SHORT TASK: Return the entries below verbatim. Pictures stay out.

========================

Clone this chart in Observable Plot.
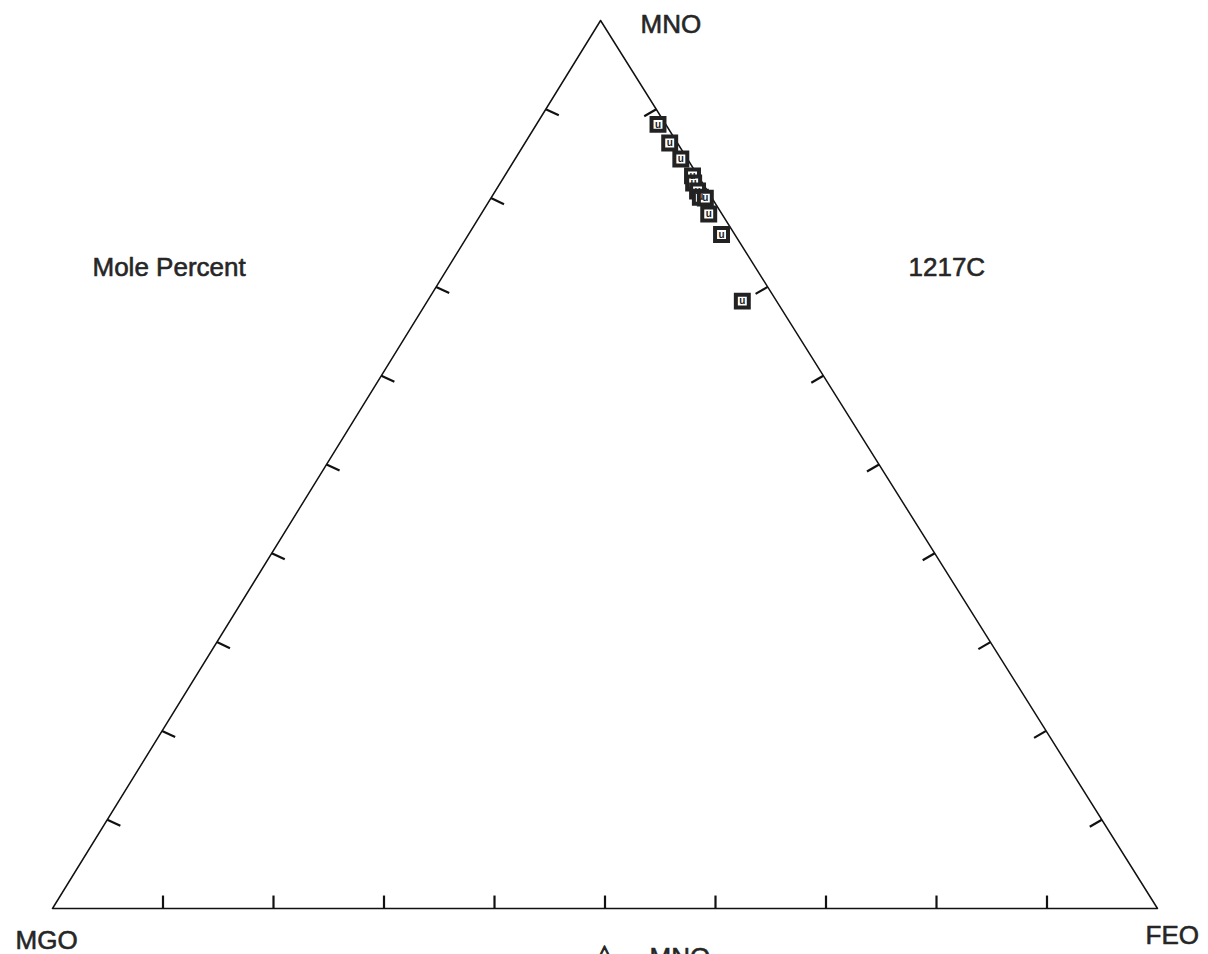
<!DOCTYPE html>
<html>
<head>
<meta charset="utf-8">
<script src="https://cdn.jsdelivr.net/npm/d3@7"></script>
<script src="https://cdn.jsdelivr.net/npm/@observablehq/plot@0.6"></script>
<style>
  html, body { margin: 0; padding: 0; background: #fff; }
  #chart svg { display: block; }
</style>
</head>
<body>
<div id="chart"></div>
<script>
// Ternary components (mole percent)
const vertexNames = ["MGO", "FEO", "MNO"];
const mgo = [0.7, 0.7, 0.6, 0.5, 0.8, 0.9, 1.0, 0.6, 1.2, 1.2, 3.1];
const feo = [11.0, 13.1, 15.0, 17.0, 17.5, 18.3, 18.9, 19.4, 20.6, 22.9, 28.5];
const mno = [88.3, 86.2, 84.4, 82.5, 81.7, 80.8, 80.1, 80.0, 78.2, 75.9, 68.4];
const tickValues = [10, 20, 30, 40, 50, 60, 70, 80, 90];
const sampleLabel = "1217C";
const unitLabel = "Mole Percent";
const legendLabel = "MNO";

// Ternary -> plane (apex slightly left of centre, as in the original)
const apexU = 0.496;
const tx = (a, b, c) => { const s = a + b + c; return 100 * (b / s) + 100 * (c / s) * apexU; };
const ty = (a, b, c) => { const s = a + b + c; return 100 * (c / s); };

const points = mgo.map((a, i) => ({ x: tx(a, feo[i], mno[i]), y: ty(a, feo[i], mno[i]) }));

const vertices = [
  { name: vertexNames[0], x: tx(100, 0, 0), y: ty(100, 0, 0) },
  { name: vertexNames[1], x: tx(0, 100, 0), y: ty(0, 100, 0) },
  { name: vertexNames[2], x: tx(0, 0, 100), y: ty(0, 0, 100) }
];
const outline = [vertices[0], vertices[1], vertices[2], vertices[0]];

// tick marks along each edge, pointing inward
const ticks = [];
for (const t of tickValues) {
  let x = tx(100 - t, t, 0), y = ty(100 - t, t, 0);
  ticks.push({ x1: x, y1: y, x2: x, y2: y + 1.46 });
  x = tx(100 - t, 0, t); y = ty(100 - t, 0, t);
  ticks.push({ x1: x, y1: y, x2: x + 1.18, y2: y - 0.68 });
  x = tx(0, 100 - t, t); y = ty(0, 100 - t, t);
  ticks.push({ x1: x, y1: y, x2: x - 1.09, y2: y - 0.79 });
}

const font = "Liberation Sans, Arial, Helvetica, sans-serif";
const textColor = "#262626";
const txt = { fontSize: 26, fill: textColor, stroke: textColor, strokeWidth: 0.6, fontFamily: font, textAnchor: "start", lineAnchor: "middle" };

const vLabelOffsets = { MGO: [-37, 32], FEO: [-12, 27], MNO: [40, 4] };

const chart = Plot.plot({
  width: 1208,
  height: 954,
  margin: 0,
  style: { fontFamily: font, background: "#fff" },
  x: { domain: [0, 100], range: [52, 1157], axis: null },
  y: { domain: [0, 100], range: [908, 20], axis: null },
  marks: [
    Plot.line(outline, { x: "x", y: "y", stroke: "#111", strokeWidth: 1.5 }),
    Plot.link(ticks, { x1: "x1", y1: "y1", x2: "x2", y2: "y2", stroke: "#111", strokeWidth: 2.2 }),
    ...vertices.map(v => Plot.text([v], {
      ...txt, x: "x", y: "y", text: "name",
      dx: vLabelOffsets[v.name][0], dy: vLabelOffsets[v.name][1]
    })),
    Plot.text([unitLabel], { ...txt, frameAnchor: "top-left", dx: 92, dy: 267 }),
    Plot.text([sampleLabel], { ...txt, frameAnchor: "top-left", dx: 908, dy: 267 }),
    Plot.text(["\u25B3"], { ...txt, frameAnchor: "top-left", dx: 604, dy: 953, textAnchor: "middle", fontSize: 24, strokeWidth: 1, fontFamily: "DejaVu Sans" }),
    Plot.text([legendLabel], { ...txt, frameAnchor: "top-left", dx: 649, dy: 957 }),
    Plot.dot(points, { x: "x", y: "y", symbol: "square", r: 7.3, fill: "#fff", stroke: "#222", strokeWidth: 4 }),
    Plot.text(points, { x: "x", y: "y", text: () => "u", fontSize: 10, fontWeight: "bold", fill: "#222", dy: 0, fontFamily: font })
  ]
});
document.getElementById("chart").appendChild(chart);
</script>
</body>
</html>
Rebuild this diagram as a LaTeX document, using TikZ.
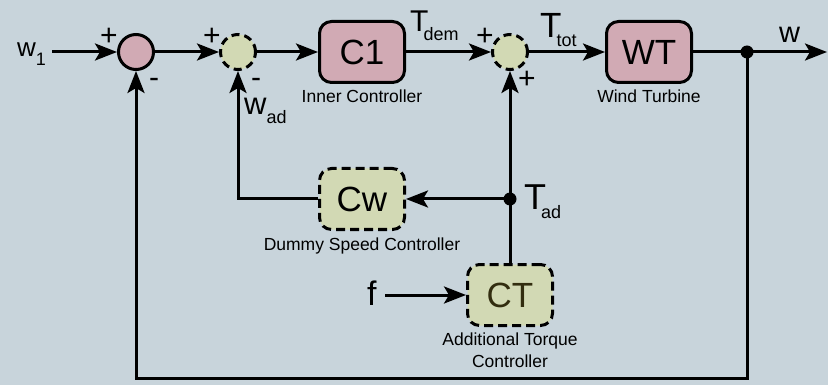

========================

TASK RESPONSE:
Clone this chart in Observable Plot.
<!DOCTYPE html>
<html>
<head>
<meta charset="utf-8">
<script src="https://cdn.jsdelivr.net/npm/d3@7"></script>
<script src="https://cdn.jsdelivr.net/npm/@observablehq/plot@0.6"></script>
<style>
  html, body { margin: 0; padding: 0; background: #fff; }
  #chart svg { display: block; }
</style>
</head>
<body>
<div id="chart"></div>
<script>
// Ternary components (mole percent)
const vertexNames = ["MGO", "FEO", "MNO"];
const mgo = [0.7, 0.7, 0.6, 0.5, 0.8, 0.9, 1.0, 0.6, 1.2, 1.2, 3.1];
const feo = [11.0, 13.1, 15.0, 17.0, 17.5, 18.3, 18.9, 19.4, 20.6, 22.9, 28.5];
const mno = [88.3, 86.2, 84.4, 82.5, 81.7, 80.8, 80.1, 80.0, 78.2, 75.9, 68.4];
const tickValues = [10, 20, 30, 40, 50, 60, 70, 80, 90];
const sampleLabel = "1217C";
const unitLabel = "Mole Percent";
const legendLabel = "MNO";

// Ternary -> plane (apex slightly left of centre, as in the original)
const apexU = 0.496;
const tx = (a, b, c) => { const s = a + b + c; return 100 * (b / s) + 100 * (c / s) * apexU; };
const ty = (a, b, c) => { const s = a + b + c; return 100 * (c / s); };

const points = mgo.map((a, i) => ({ x: tx(a, feo[i], mno[i]), y: ty(a, feo[i], mno[i]) }));

const vertices = [
  { name: vertexNames[0], x: tx(100, 0, 0), y: ty(100, 0, 0) },
  { name: vertexNames[1], x: tx(0, 100, 0), y: ty(0, 100, 0) },
  { name: vertexNames[2], x: tx(0, 0, 100), y: ty(0, 0, 100) }
];
const outline = [vertices[0], vertices[1], vertices[2], vertices[0]];

// tick marks along each edge, pointing inward
const ticks = [];
for (const t of tickValues) {
  let x = tx(100 - t, t, 0), y = ty(100 - t, t, 0);
  ticks.push({ x1: x, y1: y, x2: x, y2: y + 1.46 });
  x = tx(100 - t, 0, t); y = ty(100 - t, 0, t);
  ticks.push({ x1: x, y1: y, x2: x + 1.18, y2: y - 0.68 });
  x = tx(0, 100 - t, t); y = ty(0, 100 - t, t);
  ticks.push({ x1: x, y1: y, x2: x - 1.09, y2: y - 0.79 });
}

const font = "Liberation Sans, Arial, Helvetica, sans-serif";
const textColor = "#262626";
const txt = { fontSize: 26, fill: textColor, stroke: textColor, strokeWidth: 0.6, fontFamily: font, textAnchor: "start", lineAnchor: "middle" };

const vLabelOffsets = { MGO: [-37, 32], FEO: [-12, 27], MNO: [40, 4] };

const chart = Plot.plot({
  width: 1208,
  height: 954,
  margin: 0,
  style: { fontFamily: font, background: "#fff" },
  x: { domain: [0, 100], range: [52, 1157], axis: null },
  y: { domain: [0, 100], range: [908, 20], axis: null },
  marks: [
    Plot.line(outline, { x: "x", y: "y", stroke: "#111", strokeWidth: 1.5 }),
    Plot.link(ticks, { x1: "x1", y1: "y1", x2: "x2", y2: "y2", stroke: "#111", strokeWidth: 2.2 }),
    ...vertices.map(v => Plot.text([v], {
      ...txt, x: "x", y: "y", text: "name",
      dx: vLabelOffsets[v.name][0], dy: vLabelOffsets[v.name][1]
    })),
    Plot.text([unitLabel], { ...txt, frameAnchor: "top-left", dx: 92, dy: 267 }),
    Plot.text([sampleLabel], { ...txt, frameAnchor: "top-left", dx: 908, dy: 267 }),
    Plot.text(["\u25B3"], { ...txt, frameAnchor: "top-left", dx: 604, dy: 953, textAnchor: "middle", fontSize: 24, strokeWidth: 1, fontFamily: "DejaVu Sans" }),
    Plot.text([legendLabel], { ...txt, frameAnchor: "top-left", dx: 649, dy: 957 }),
    Plot.dot(points, { x: "x", y: "y", symbol: "square", r: 7.3, fill: "#fff", stroke: "#222", strokeWidth: 4 }),
    Plot.text(points, { x: "x", y: "y", text: () => "u", fontSize: 10, fontWeight: "bold", fill: "#222", dy: 0, fontFamily: font })
  ]
});
document.getElementById("chart").appendChild(chart);
</script>
</body>
</html>
Rebuild this diagram as a LaTeX document, using TikZ.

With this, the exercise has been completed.